Here on my ranch and my kennel operation, I probably sell more sibling pups to people than I do solo pups.  I've raised and kept 15 siblings myself. If it were truly as bad as some people claim it is, I would have never gotten past the first three.

This fall I will have a "nuts and bolts" article coming out in sheep! Magazine on how to successfully choose and raise and train sibling LGD pups to be great guardians.  I have done it so many times now that when I do occasionally raise a solo pup I find it to be twice the amount of work involved in raising a pair or more!

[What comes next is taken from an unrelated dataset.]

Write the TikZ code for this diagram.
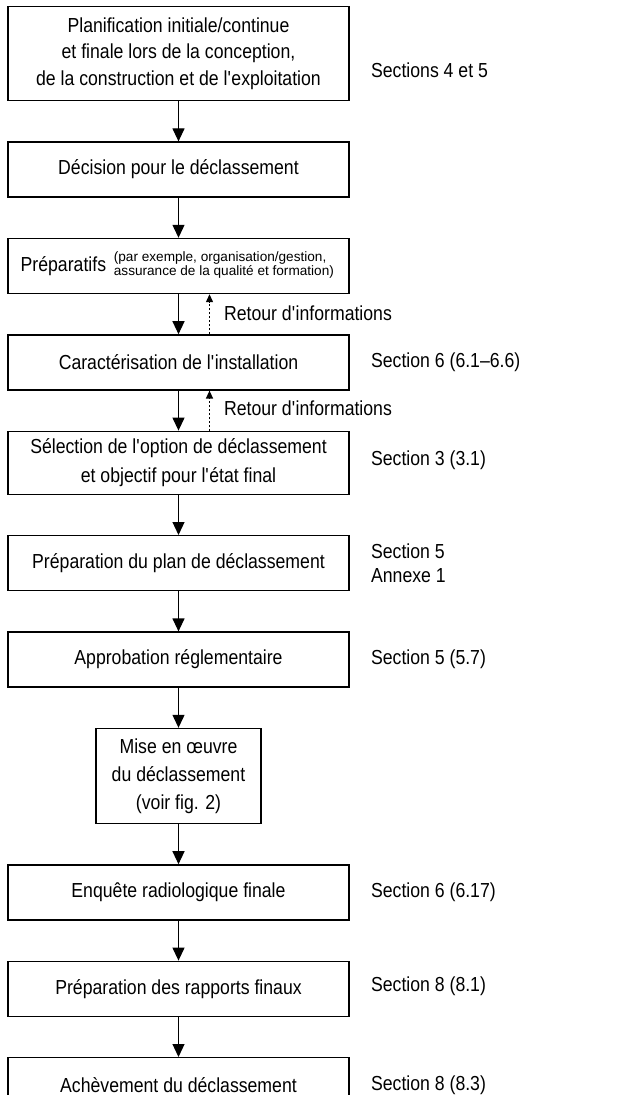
\documentclass[tikz,border=0pt]{standalone}
\usepackage{fontspec}
\setmainfont{Liberation Sans}[FakeStretch=0.87]
\newfontfamily\smallsans{Liberation Sans}
\usetikzlibrary{positioning,arrows.meta}
\newcommand{\ap}{\textquotesingle}

\begin{document}
\begin{tikzpicture}[
  node distance=20pt,
  font=\fontsize{10.15}{13.3}\selectfont,
  box/.style={draw, line width=0.7pt, align=center, minimum width=170.5pt, minimum height=27.5pt, inner sep=0pt},
  note/.style={inner sep=0pt, align=left},
  small/.style={note, font=\smallsans\fontsize{6.8}{7.4}\selectfont},
  arr/.style={-{Triangle[length=6.5pt, width=6pt]}, line width=0.6pt},
  fb/.style={-{Triangle[length=4pt, width=3.5pt]}, line width=0.6pt, dash pattern=on 1pt off 1pt}
]
  \useasboundingbox (0,0) rectangle (311.5pt,-547.5pt);
  \node[box, minimum height=47pt, anchor=north] (plan) at (89.25pt,-3pt) {Planification initiale/continue\\et finale lors de la conception,\\de la construction et de l\ap exploitation};
  \node[box, below=of plan] (decision) {Décision pour le déclassement};
  \node[box, below=of decision] (prep) {};
  \node[note, anchor=west] (preptxt) at ([xshift=6.5pt]prep.west) {Préparatifs};
  \node[small, right=3.5pt of preptxt, yshift=0.5pt] (prepnote) {(par exemple, organisation/gestion,\\assurance de la qualité et formation)};
  \node[box, below=of prep] (carac) {Caractérisation de l\ap installation};
  \node[box, below=of carac, minimum height=31.5pt] (select) {Sélection de l\ap option de déclassement\\[1.5pt]et objectif pour l\ap état final};
  \node[box, below=of select] (plandecl) {Préparation du plan de déclassement};
  \node[box, below=of plandecl] (approb) {Approbation réglementaire};
  \node[box, below=of approb, minimum width=82.5pt, minimum height=47.5pt] (mise) {Mise en œuvre\\[0.7pt]du déclassement\\[0.7pt](voir fig. 2)};
  \node[box, below=of mise] (enquete) {Enquête radiologique finale};
  \node[box, below=of enquete] (rapports) {Préparation des rapports finaux};
  \node[box, below=of rapports] (fin) {Achèvement du déclassement};

  \node[note, right=10.5pt of plan, yshift=-8.5pt] (lplan) {Sections 4 et 5};
  \node[note, right=10.5pt of carac] (lcarac) {Section 6 (6.1–6.6)};
  \node[note, right=10.5pt of select, yshift=1.5pt] (lselect) {Section 3 (3.1)};
  \node[note, right=10.5pt of plandecl] (lplandecl) {Section 5\\[-1pt]Annexe 1};
  \node[note, right=10.5pt of approb] (lapprob) {Section 5 (5.7)};
  \node[note, right=10.5pt of enquete] (lenquete) {Section 6 (6.17)};
  \node[note, right=10.5pt of rapports, yshift=1.5pt] (lrapports) {Section 8 (8.1)};
  \node[note, right=10.5pt of fin] (lfin) {Section 8 (8.3)};

  \draw[arr] (plan) -- (decision);
  \draw[arr] (decision) -- (prep);
  \draw[arr] (prep) -- (carac);
  \draw[arr] (carac) -- (select);
  \draw[arr] (select) -- (plandecl);
  \draw[arr] (plandecl) -- (approb);
  \draw[arr] (approb) -- (mise);
  \draw[arr] (mise) -- (enquete);
  \draw[arr] (enquete) -- (rapports);
  \draw[arr] (rapports) -- (fin);

  \draw[fb] ([xshift=15.5pt]carac.north) -- ([xshift=15.5pt]prep.south)
    node[note, midway, right=7pt, yshift=0.5pt] (retour1) {Retour d\ap informations};
  \draw[fb] ([xshift=15.5pt]select.north) -- ([xshift=15.5pt]carac.south)
    node[note, midway, right=7pt, yshift=1pt] (retour2) {Retour d\ap informations};
\end{tikzpicture}
\end{document}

Guardian dogs were never meant to be used alone.  They are not run alone in Europe.  In Spain, they have a saying: You keep adding LGDs until you stop losing stock.  When you stop losing stock, you know you have enough dogs.  Hence you see respected shepherds and breeders such as Gregorio Fidalgo Tejedor and his wife of Abelgas/Ganadaria Fial running huge packs of Mastin Espanol in their sheep, many wearing the carlanca, or spiked protective collar.


Ganadaria Fial: The famous Abelgas dogs being run in a large pack in Spain.

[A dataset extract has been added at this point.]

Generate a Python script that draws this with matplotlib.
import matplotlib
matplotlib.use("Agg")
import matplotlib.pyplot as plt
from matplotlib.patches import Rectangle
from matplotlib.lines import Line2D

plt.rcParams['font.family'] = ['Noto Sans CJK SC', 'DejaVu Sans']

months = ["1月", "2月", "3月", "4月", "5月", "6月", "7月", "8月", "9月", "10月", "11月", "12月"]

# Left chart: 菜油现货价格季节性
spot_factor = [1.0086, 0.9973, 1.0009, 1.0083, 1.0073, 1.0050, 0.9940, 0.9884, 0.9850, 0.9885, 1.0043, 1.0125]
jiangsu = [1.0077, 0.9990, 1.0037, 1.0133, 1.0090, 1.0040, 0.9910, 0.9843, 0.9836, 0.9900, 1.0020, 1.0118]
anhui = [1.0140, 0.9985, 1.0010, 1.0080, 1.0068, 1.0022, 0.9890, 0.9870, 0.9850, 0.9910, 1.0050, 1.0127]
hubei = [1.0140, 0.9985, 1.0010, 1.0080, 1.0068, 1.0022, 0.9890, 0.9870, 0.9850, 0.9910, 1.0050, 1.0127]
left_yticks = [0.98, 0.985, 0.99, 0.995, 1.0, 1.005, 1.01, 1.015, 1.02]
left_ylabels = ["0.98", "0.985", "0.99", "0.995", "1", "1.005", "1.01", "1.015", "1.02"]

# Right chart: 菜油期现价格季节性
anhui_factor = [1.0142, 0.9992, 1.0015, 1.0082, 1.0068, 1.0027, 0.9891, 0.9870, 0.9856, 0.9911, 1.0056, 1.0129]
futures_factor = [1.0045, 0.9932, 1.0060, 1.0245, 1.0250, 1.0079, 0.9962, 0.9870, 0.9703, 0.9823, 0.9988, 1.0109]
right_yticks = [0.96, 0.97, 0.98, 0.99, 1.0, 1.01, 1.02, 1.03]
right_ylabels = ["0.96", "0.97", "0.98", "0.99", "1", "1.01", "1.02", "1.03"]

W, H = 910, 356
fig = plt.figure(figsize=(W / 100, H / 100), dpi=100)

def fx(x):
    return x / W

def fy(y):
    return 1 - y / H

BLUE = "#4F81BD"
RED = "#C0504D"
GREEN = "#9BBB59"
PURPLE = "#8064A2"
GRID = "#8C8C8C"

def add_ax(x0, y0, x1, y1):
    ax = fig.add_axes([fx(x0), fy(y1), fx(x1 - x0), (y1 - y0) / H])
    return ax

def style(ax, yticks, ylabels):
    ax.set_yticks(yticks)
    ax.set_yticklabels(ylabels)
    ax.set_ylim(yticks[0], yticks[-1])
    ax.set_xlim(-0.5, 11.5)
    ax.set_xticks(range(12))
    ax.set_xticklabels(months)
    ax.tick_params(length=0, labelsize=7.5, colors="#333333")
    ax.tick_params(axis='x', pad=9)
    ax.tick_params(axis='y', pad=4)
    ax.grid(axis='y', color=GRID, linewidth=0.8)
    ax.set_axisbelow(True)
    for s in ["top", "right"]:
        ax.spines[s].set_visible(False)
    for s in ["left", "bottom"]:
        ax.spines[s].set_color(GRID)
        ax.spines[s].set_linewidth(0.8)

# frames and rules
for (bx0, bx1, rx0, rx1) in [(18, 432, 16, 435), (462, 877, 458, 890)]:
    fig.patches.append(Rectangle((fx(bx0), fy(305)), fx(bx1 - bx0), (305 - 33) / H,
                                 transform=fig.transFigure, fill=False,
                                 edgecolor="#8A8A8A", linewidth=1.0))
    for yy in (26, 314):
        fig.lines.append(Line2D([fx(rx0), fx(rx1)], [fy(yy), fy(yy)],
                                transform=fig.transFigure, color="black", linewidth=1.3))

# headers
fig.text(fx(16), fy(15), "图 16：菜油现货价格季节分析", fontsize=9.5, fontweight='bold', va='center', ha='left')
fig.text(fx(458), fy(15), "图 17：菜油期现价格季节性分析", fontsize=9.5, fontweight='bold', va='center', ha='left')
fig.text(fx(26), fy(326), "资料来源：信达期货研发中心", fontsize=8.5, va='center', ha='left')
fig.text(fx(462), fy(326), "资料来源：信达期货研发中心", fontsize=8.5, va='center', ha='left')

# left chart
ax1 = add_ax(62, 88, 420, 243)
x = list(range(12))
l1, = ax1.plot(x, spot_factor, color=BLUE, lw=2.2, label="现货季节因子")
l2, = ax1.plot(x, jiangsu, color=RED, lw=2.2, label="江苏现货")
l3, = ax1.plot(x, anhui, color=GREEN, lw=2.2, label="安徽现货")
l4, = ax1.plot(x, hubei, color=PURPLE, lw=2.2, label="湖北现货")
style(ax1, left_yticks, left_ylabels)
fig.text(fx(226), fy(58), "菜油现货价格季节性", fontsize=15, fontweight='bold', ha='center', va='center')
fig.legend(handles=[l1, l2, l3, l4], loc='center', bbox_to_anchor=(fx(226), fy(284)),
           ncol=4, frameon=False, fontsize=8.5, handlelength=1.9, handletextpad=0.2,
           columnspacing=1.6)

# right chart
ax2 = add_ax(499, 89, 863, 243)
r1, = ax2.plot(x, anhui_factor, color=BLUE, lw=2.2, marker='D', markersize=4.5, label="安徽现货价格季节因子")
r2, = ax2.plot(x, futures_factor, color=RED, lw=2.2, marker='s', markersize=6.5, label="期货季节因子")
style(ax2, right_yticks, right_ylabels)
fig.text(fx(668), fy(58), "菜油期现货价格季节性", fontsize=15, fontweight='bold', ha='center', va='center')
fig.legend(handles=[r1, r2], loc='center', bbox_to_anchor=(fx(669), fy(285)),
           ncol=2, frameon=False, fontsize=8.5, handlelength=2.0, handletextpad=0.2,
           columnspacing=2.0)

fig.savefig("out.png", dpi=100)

Americans have been slow to catch on to this.  When I began raising LGDs in 2009 unlike others I started right out of the box building a large pack to guard the 30 plus goats I had at the time.  I noted hardly anyone else was doing this and my accolades about pack advantages with LGDs fell on mostly deaf ears.  Now, people are slowly waking up to the advantages of running multiple dogs.  The challenge seems to be to get them to understand how to successfully run a pack of dogs - it is not easy, and the dynamic never stays the same.  


 Count the dogs that Abelgas runs.  It's why he has minimal losses of sheep.
I own several imported pups from some of the dogs pictured in these photos.

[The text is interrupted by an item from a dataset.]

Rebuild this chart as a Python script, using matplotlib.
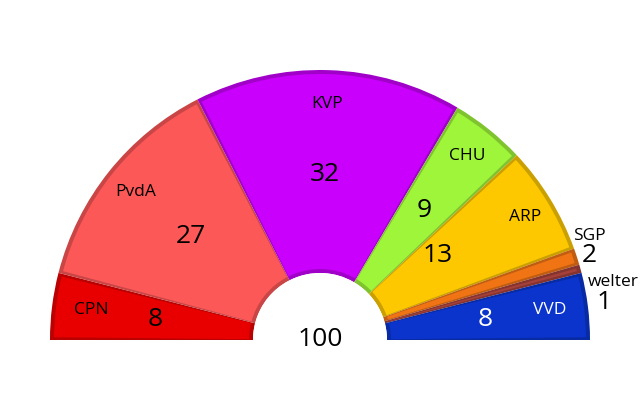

Unfortunately in America, the entire LGD 'phenomenon' got off to a bad start with a lot of wrongful advice from a PhD sled dog expert running the first LGD tests and experiments, and publishing his findings.  Not knowing better, his findings became canon amongst ranchers, farmers and other "degreed types", and have probably contributed to more failures with these great breeds here in the states than anything else.  Running siblings or dogs in the right numbers was never discussed, or was frowned upon at the most in these early studies, and this is why you have so many failed LGDs out there - actually is the owners who failed to understand and support the dogs.  Running LGDs in the right numbers was something I started and wrote about some years ago.  It was like talking to a wall in the beginning as most people ignored what I was saying and promoting.  Now, there seems to be a little more receptive audience as people see how successful it is when you "dog up" with the right number of LGDs.  No thanks to Ray Coppinger and his early works, which did not discuss dog numbers in depth, again, a whole continent here has gotten off to a bad start and off on the wrong foot with these wonderful dogs.  

But the Coppinger matter is another post for another time.  

The bottom line is: the next time you read or hear someone claiming that running or holding back sibling pairs of LGDs is a big mistake, just direct them to this post.  We can always hope they become enlightened…..but alas, some people these days are beyond salvation!





Above photos: Siblings all, including two chicken guarding Spanish Mastiffs from my "A Litter"; and "The Mafia Brothers" Pak and Pala, two of my most famous and formidable guardians and stud dogs. The two girls at the bottom photo are half Spanish Mastiff sisters coming on 3 years old and have gone to a new home in Texas to guard goats.  They are a team, and inseparable, and pack an incredibly powerful punch.